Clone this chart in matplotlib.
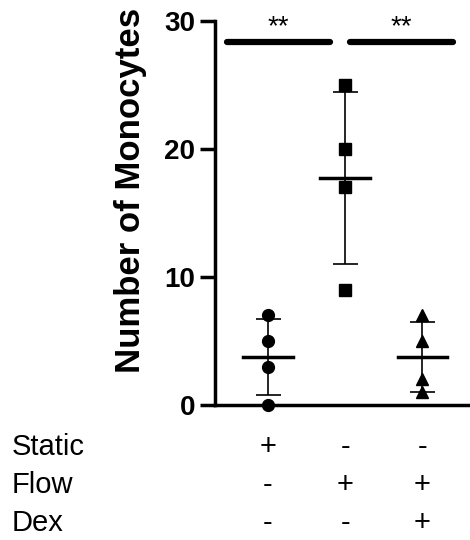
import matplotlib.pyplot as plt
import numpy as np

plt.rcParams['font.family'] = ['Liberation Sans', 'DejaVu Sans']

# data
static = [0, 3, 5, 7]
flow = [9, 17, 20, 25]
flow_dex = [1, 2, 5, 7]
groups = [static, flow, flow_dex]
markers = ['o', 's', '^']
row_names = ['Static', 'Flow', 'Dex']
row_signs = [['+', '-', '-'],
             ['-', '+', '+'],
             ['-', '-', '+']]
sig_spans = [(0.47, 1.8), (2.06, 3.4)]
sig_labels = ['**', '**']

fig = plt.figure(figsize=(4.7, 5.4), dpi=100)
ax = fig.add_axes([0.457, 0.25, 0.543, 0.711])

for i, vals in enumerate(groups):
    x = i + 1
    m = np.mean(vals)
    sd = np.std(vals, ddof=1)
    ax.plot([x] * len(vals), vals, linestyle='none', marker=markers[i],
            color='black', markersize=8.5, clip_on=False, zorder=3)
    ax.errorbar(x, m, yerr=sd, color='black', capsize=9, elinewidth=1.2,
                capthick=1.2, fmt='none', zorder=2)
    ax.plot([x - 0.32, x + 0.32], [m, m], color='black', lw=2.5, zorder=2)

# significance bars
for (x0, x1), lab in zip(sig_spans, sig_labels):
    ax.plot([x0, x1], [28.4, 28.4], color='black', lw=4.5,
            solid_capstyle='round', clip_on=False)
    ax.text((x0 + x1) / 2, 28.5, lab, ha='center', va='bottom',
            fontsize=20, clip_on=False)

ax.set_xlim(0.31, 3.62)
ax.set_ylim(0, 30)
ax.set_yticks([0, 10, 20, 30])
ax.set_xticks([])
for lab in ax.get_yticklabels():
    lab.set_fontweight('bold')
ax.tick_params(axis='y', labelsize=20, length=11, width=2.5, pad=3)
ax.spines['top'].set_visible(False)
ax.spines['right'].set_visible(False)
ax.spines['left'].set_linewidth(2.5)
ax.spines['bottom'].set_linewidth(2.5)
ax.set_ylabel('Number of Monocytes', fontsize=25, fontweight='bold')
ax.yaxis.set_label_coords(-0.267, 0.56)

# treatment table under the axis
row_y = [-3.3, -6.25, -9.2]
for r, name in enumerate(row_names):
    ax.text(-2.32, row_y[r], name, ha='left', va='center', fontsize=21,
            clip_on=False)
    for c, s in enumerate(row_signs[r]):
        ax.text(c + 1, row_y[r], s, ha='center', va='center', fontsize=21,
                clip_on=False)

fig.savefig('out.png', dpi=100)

-- -- --

TASK TO COMPLETE
Every line is to be duplicated exactly, though pictures stay out.

SOLUTION TO THE EXERCISE
Clone this chart in matplotlib.
import matplotlib.pyplot as plt
import numpy as np

plt.rcParams['font.family'] = ['Liberation Sans', 'DejaVu Sans']

# data
static = [0, 3, 5, 7]
flow = [9, 17, 20, 25]
flow_dex = [1, 2, 5, 7]
groups = [static, flow, flow_dex]
markers = ['o', 's', '^']
row_names = ['Static', 'Flow', 'Dex']
row_signs = [['+', '-', '-'],
             ['-', '+', '+'],
             ['-', '-', '+']]
sig_spans = [(0.47, 1.8), (2.06, 3.4)]
sig_labels = ['**', '**']

fig = plt.figure(figsize=(4.7, 5.4), dpi=100)
ax = fig.add_axes([0.457, 0.25, 0.543, 0.711])

for i, vals in enumerate(groups):
    x = i + 1
    m = np.mean(vals)
    sd = np.std(vals, ddof=1)
    ax.plot([x] * len(vals), vals, linestyle='none', marker=markers[i],
            color='black', markersize=8.5, clip_on=False, zorder=3)
    ax.errorbar(x, m, yerr=sd, color='black', capsize=9, elinewidth=1.2,
                capthick=1.2, fmt='none', zorder=2)
    ax.plot([x - 0.32, x + 0.32], [m, m], color='black', lw=2.5, zorder=2)

# significance bars
for (x0, x1), lab in zip(sig_spans, sig_labels):
    ax.plot([x0, x1], [28.4, 28.4], color='black', lw=4.5,
            solid_capstyle='round', clip_on=False)
    ax.text((x0 + x1) / 2, 28.5, lab, ha='center', va='bottom',
            fontsize=20, clip_on=False)

ax.set_xlim(0.31, 3.62)
ax.set_ylim(0, 30)
ax.set_yticks([0, 10, 20, 30])
ax.set_xticks([])
for lab in ax.get_yticklabels():
    lab.set_fontweight('bold')
ax.tick_params(axis='y', labelsize=20, length=11, width=2.5, pad=3)
ax.spines['top'].set_visible(False)
ax.spines['right'].set_visible(False)
ax.spines['left'].set_linewidth(2.5)
ax.spines['bottom'].set_linewidth(2.5)
ax.set_ylabel('Number of Monocytes', fontsize=25, fontweight='bold')
ax.yaxis.set_label_coords(-0.267, 0.56)

# treatment table under the axis
row_y = [-3.3, -6.25, -9.2]
for r, name in enumerate(row_names):
    ax.text(-2.32, row_y[r], name, ha='left', va='center', fontsize=21,
            clip_on=False)
    for c, s in enumerate(row_signs[r]):
        ax.text(c + 1, row_y[r], s, ha='center', va='center', fontsize=21,
                clip_on=False)

fig.savefig('out.png', dpi=100)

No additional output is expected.